Wednesday, May 3, 2023

Coal..................

      Greentech in its current form simply isn't mature enough or cheap enough to move the needle for most people in most locations.  It is largely limited to developed countries with rich capital supplies who just coincidentally happen to have large population centers fairly close to sunny or windy locations.  The southwest quarter of the United States looks great, as do the American Great Plains, Australia, and the coasts of the North Sea

     Nearly all other locations will remain dependent upon more traditional fuels for the vast majority of their energy needs.  This is far worse than it sounds from the point of view of greenhouse gas emissions because the vast majority of these locations will not be able to retain access to internationally traded oil and gas, either.  If they cannot source oil or natural gas and their geographies do not enable sufficient use of sun and wind, they will have a simple decision to make.  Option A is to do without the products that have enabled humanity to advance for the past two centuries, to suffer catastrophic reductions in product access and food productions, triggering massive downward revisions in standards of living and population. To go without electricity. To deindustrialize. To decivilize. 

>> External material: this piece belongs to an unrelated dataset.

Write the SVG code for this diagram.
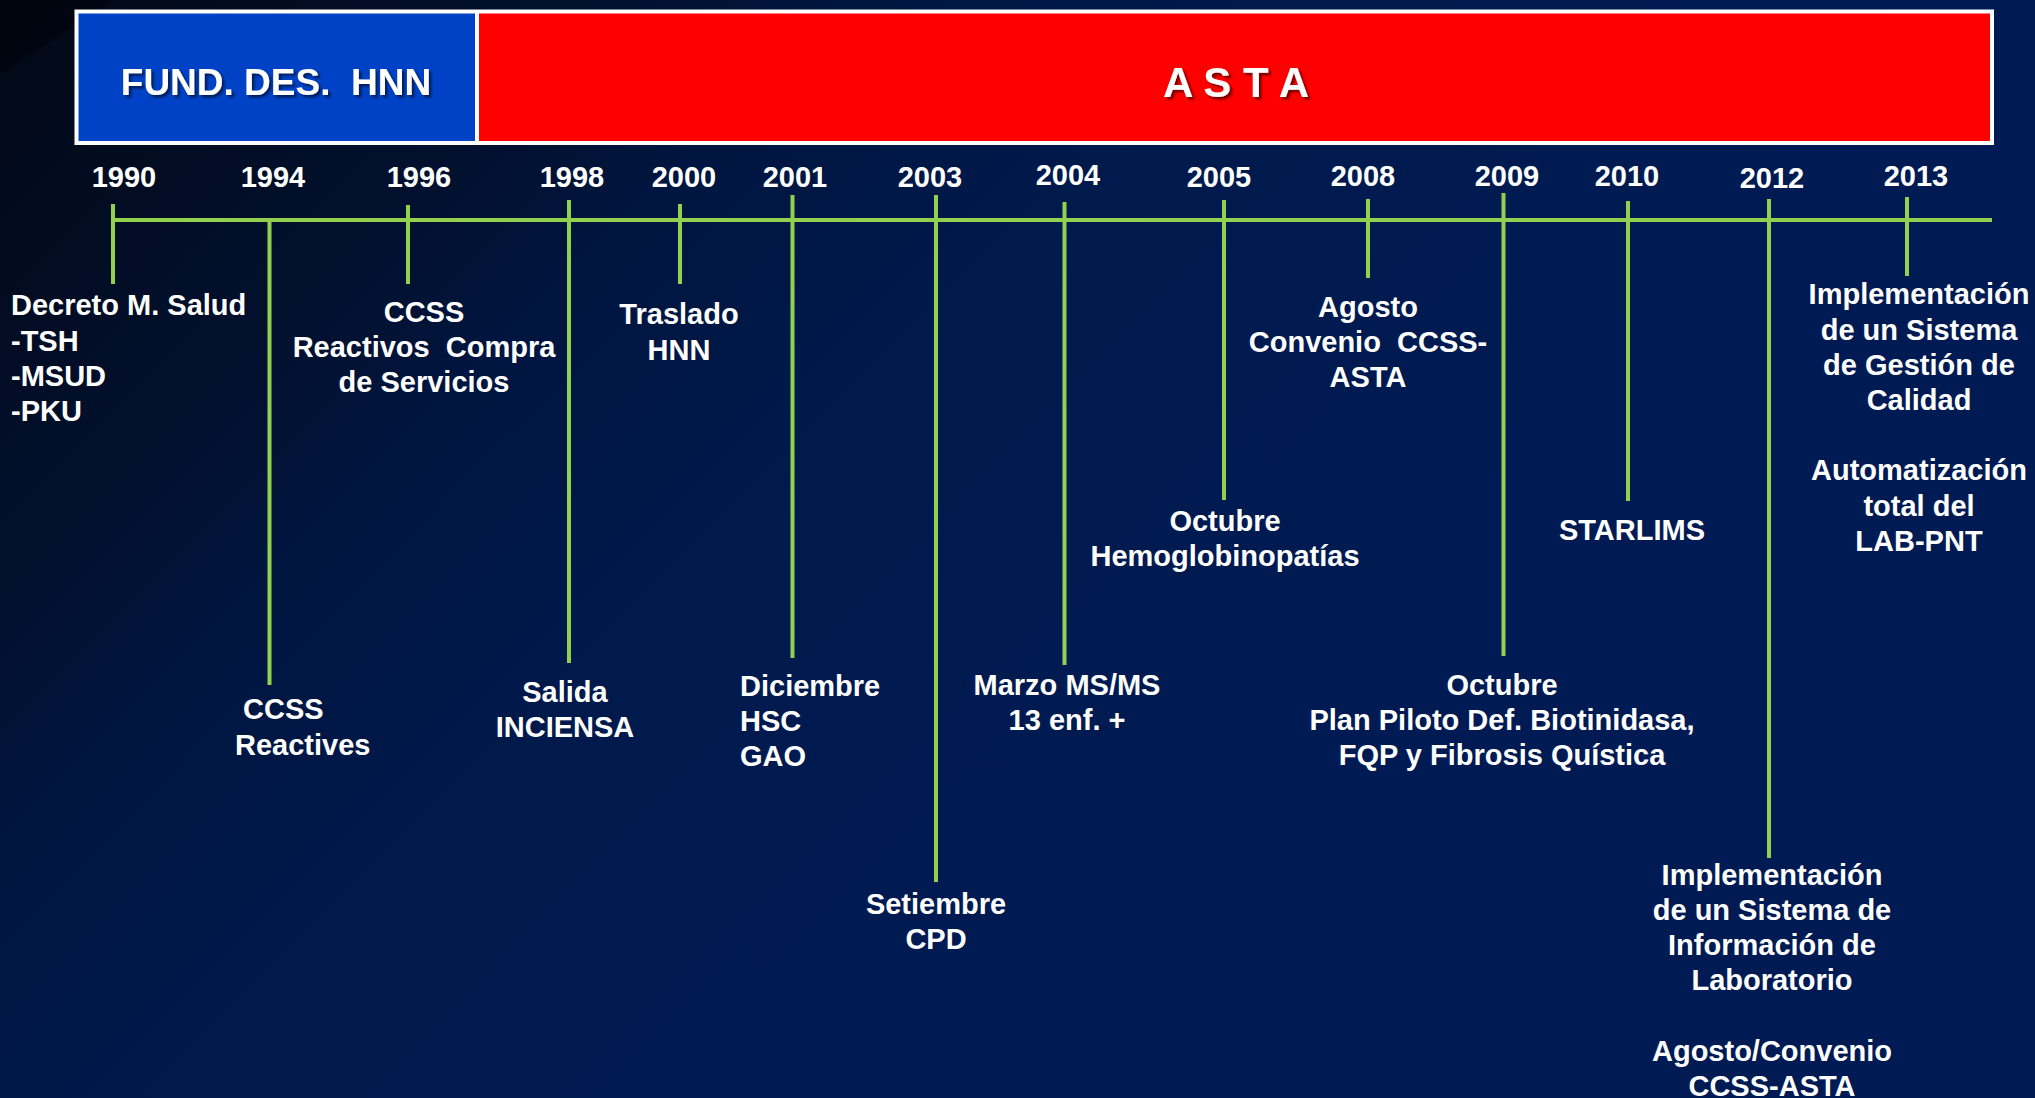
<svg xmlns="http://www.w3.org/2000/svg" width="2035" height="1098" viewBox="0 0 2035 1098">
  <defs>
    <linearGradient id="bg" gradientUnits="userSpaceOnUse" x1="0" y1="0" x2="1000" y2="1000">
      <stop offset="0" stop-color="#020814"/>
      <stop offset="0.35" stop-color="#021233"/>
      <stop offset="0.42" stop-color="#00153F"/>
      <stop offset="0.65" stop-color="#001A4D"/>
      <stop offset="1" stop-color="#001B53"/>
    </linearGradient>
    <filter id="shadow" x="-10%" y="-30%" width="120%" height="160%">
      <feDropShadow dx="2.5" dy="2.5" stdDeviation="1.2" flood-color="#000000" flood-opacity="0.55"/>
    </filter>
  </defs>
  <style>
    .t { font-family: "Liberation Sans", Arial, Helvetica, sans-serif; font-weight: bold; fill: #ffffff; white-space: pre; }
    .lbl { font-size: 29px; }
    .yr { font-size: 29px; text-anchor: middle; }
    .mid { text-anchor: middle; }
    .hdr { font-size: 37px; text-anchor: middle; filter: url(#shadow); }
    .axis line { stroke: #92D050; stroke-width: 4; }
  </style>

  <!-- background -->
  <rect x="0" y="0" width="2035" height="1098" fill="url(#bg)"/>
  <polygon points="0,0 112,0 0,75" fill="#000309" opacity="0.55"/>

  <!-- period header -->
  <g id="period-fund">
    <rect x="76" y="11" width="401" height="132" fill="#0042C6"/>
    <text class="t hdr" x="276" y="94.5" xml:space="preserve">FUND. DES.  HNN</text>
  </g>
  <g id="period-asta">
    <rect x="477" y="11" width="1515" height="132" fill="#FF0000"/>
    <text class="t hdr" x="1236" y="97" style="font-size:42px" xml:space="preserve">A S T A</text>
  </g>
  <g id="period-frame" fill="none" stroke="#ffffff" stroke-width="4">
    <rect x="76.5" y="11.5" width="1915.5" height="131.5"/>
    <line x1="477" y1="11" x2="477" y2="143"/>
  </g>

  <!-- timeline axis and event ticks -->
  <g id="connectors" class="axis">
    <line x1="111" y1="220" x2="1992" y2="220"/>
    <line x1="113" y1="204" x2="113" y2="284"/>
    <line x1="269.5" y1="218" x2="269.5" y2="685"/>
    <line x1="408" y1="205" x2="408" y2="284"/>
    <line x1="569" y1="200" x2="569" y2="663"/>
    <line x1="680" y1="204" x2="680" y2="284"/>
    <line x1="792.5" y1="195" x2="792.5" y2="658"/>
    <line x1="936" y1="195" x2="936" y2="882"/>
    <line x1="1064.5" y1="202" x2="1064.5" y2="665"/>
    <line x1="1224" y1="200" x2="1224" y2="500"/>
    <line x1="1368" y1="199" x2="1368" y2="278"/>
    <line x1="1503.5" y1="193" x2="1503.5" y2="656"/>
    <line x1="1628" y1="201" x2="1628" y2="501"/>
    <line x1="1769" y1="199" x2="1769" y2="858"/>
    <line x1="1907" y1="197" x2="1907" y2="276"/>
  </g>

  <!-- events -->
  <g id="ev-1990" class="t lbl">
    <text class="yr" x="124" y="187">1990</text>
    <text x="11" y="315">Decreto M. Salud</text>
    <text x="11" y="351">-TSH</text>
    <text x="11" y="386">-MSUD</text>
    <text x="11" y="421">-PKU</text>
  </g>
  <g id="ev-1994" class="t lbl">
    <text class="yr" x="273" y="187">1994</text>
    <text x="243" y="719">CCSS</text>
    <text x="235" y="755">Reactives</text>
  </g>
  <g id="ev-1996" class="t lbl mid">
    <text class="yr" x="419" y="187">1996</text>
    <text x="424" y="322">CCSS</text>
    <text x="424" y="357" xml:space="preserve">Reactivos  Compra</text>
    <text x="424" y="392">de Servicios</text>
  </g>
  <g id="ev-1998" class="t lbl mid">
    <text class="yr" x="572" y="187">1998</text>
    <text x="565" y="702">Salida</text>
    <text x="565" y="737">INCIENSA</text>
  </g>
  <g id="ev-2000" class="t lbl mid">
    <text class="yr" x="684" y="187">2000</text>
    <text x="679" y="324">Traslado</text>
    <text x="679" y="360">HNN</text>
  </g>
  <g id="ev-2001" class="t lbl">
    <text class="yr" x="795" y="187">2001</text>
    <text x="740" y="696">Diciembre</text>
    <text x="740" y="731">HSC</text>
    <text x="740" y="766">GAO</text>
  </g>
  <g id="ev-2003" class="t lbl mid">
    <text class="yr" x="930" y="187">2003</text>
    <text x="936" y="914">Setiembre</text>
    <text x="936" y="949">CPD</text>
  </g>
  <g id="ev-2004" class="t lbl mid">
    <text class="yr" x="1068" y="185">2004</text>
    <text x="1067" y="695">Marzo MS/MS</text>
    <text x="1067" y="730">13 enf. +</text>
  </g>
  <g id="ev-2005" class="t lbl mid">
    <text class="yr" x="1219" y="187">2005</text>
    <text x="1225" y="531">Octubre</text>
    <text x="1225" y="566">Hemoglobinopatías</text>
  </g>
  <g id="ev-2008" class="t lbl mid">
    <text class="yr" x="1363" y="186">2008</text>
    <text x="1368" y="317">Agosto</text>
    <text x="1368" y="352" xml:space="preserve">Convenio  CCSS-</text>
    <text x="1368" y="387">ASTA</text>
  </g>
  <g id="ev-2009" class="t lbl mid">
    <text class="yr" x="1507" y="186">2009</text>
    <text x="1502" y="695">Octubre</text>
    <text x="1502" y="730">Plan Piloto Def. Biotinidasa,</text>
    <text x="1502" y="765">FQP y Fibrosis Quística</text>
  </g>
  <g id="ev-2010" class="t lbl mid">
    <text class="yr" x="1627" y="186">2010</text>
    <text x="1632" y="540">STARLIMS</text>
  </g>
  <g id="ev-2012" class="t lbl mid">
    <text class="yr" x="1772" y="188">2012</text>
    <text x="1772" y="885">Implementación</text>
    <text x="1772" y="920">de un Sistema de</text>
    <text x="1772" y="955">Información de</text>
    <text x="1772" y="990">Laboratorio</text>
    <text x="1772" y="1061">Agosto/Convenio</text>
    <text x="1772" y="1096">CCSS-ASTA</text>
  </g>
  <g id="ev-2013" class="t lbl mid">
    <text class="yr" x="1916" y="186">2013</text>
    <text x="1919" y="304">Implementación</text>
    <text x="1919" y="340">de un Sistema</text>
    <text x="1919" y="375">de Gestión de</text>
    <text x="1919" y="410">Calidad</text>
    <text x="1919" y="480">Automatización</text>
    <text x="1919" y="516">total del</text>
    <text x="1919" y="551">LAB-PNT</text>
  </g>
</svg>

     Or—Option B—to use one fuel source that nearly all countries have locally: coal.  Many particularly unlucky people will be stuck with something called lignite, a barely-qualifies-as-coal fuel that is typically one-fifth water by weight and is by far the least efficient and dirtiest fuel in use today.  Germany already today uses lignite as its primary power input fuel because Greentech is so woefully unapplicable to the German geography, and yet the Germans—for environmental reasons—have shut down most of their other power-generation options.

     As a planet, we are perfectly capable of suffering broad-scale economic collapse and vastly increasing our carbon emissions at the same time.

-Peter Zeihan, The End of the World Is Just the Beginning: Mapping the Collapse of Globalization.